このように性能面ではかなり向上したわけですね。今になりますと、性能面で導入できなかった、といわれても、もともとFA18Aも問題があり欠陥機ではないかといわれていたのが、欠陥を克服して名機に数えられるようになりました。F15もF14より劣る部分があると言われたのですがF14除籍後も傑作機として現役です。
最初から欠陥のない機体、というとどうしても平凡な機体しか開発できませんので、現在までのF2をもって評価することは難しいのでは、と考えます。すなわち、現在の航空防衛体制を考えますと、F2というのは性能面で問題は少なく、下手な新型機よりは使いやすい面がある訳です。
F35の導入を考える場合、F4このう契機に間に合わない以上繋ぎが必要という事は考えつつも、繋ぎの航空機をF35の引き渡し可能となるまでまで導入するのならば既に運用基盤のある航空機が理想的ですし、F35を導入しないとしてもF2自体の性能は低くありません。
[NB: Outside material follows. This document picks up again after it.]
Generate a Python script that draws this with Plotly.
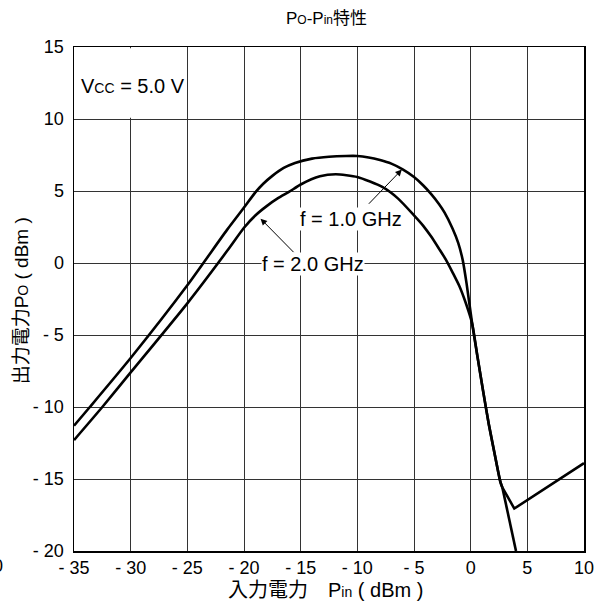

総合的なコスト面では利点はあります。
しかし、入手できるステルス機が基本的に輸出が望めないF22と完成まで時間を要するF35くらいしかなく、欧州でもイギリスが無人機を開発したほかにはステルス戦闘機を彷彿させるものがありませんし、先延ばしにするだけにもなりそうなのですが、しかし先延ばしにするとしてもF2の生産維持には防衛産業維持の利点があります。
ううむ、時間を稼ぎ、F35のライセンス生産が認められない、という事が考えられた場合は、F2の生産を延長することでとともにT4練習機の後継機計画に戦闘機生産能力の片りんを分散して残す模索を行い、というような時間稼ぎの方策も考えられます。時間が無いというのが目下の難題ですからね。
F2の生産継続には生産設備をどうするのかという前述の問題はあるのですが、最小限の戦闘機を配備して、その稼働率を高めることにより抑止力を維持する、という日本の防衛政策を継続するために、どうしても防衛産業の協力は必要になる訳で、その為に戦後一貫して航空機のライセンス生産と一部国産化を試みてきた訳です。
もっとも、日本を単純な戦闘機の市場としてしか見ない場合には、ライセンス生産と稼働率に拘るのではなく、イスラエル空軍のように数をとにかく揃えればいいのでは、という圧力が戦闘機生産国からはあるのでしょうが、このあたりを理解させ説得するのが外交の役割ですから、F2についてもう少し考えてほしい、と思う次第です。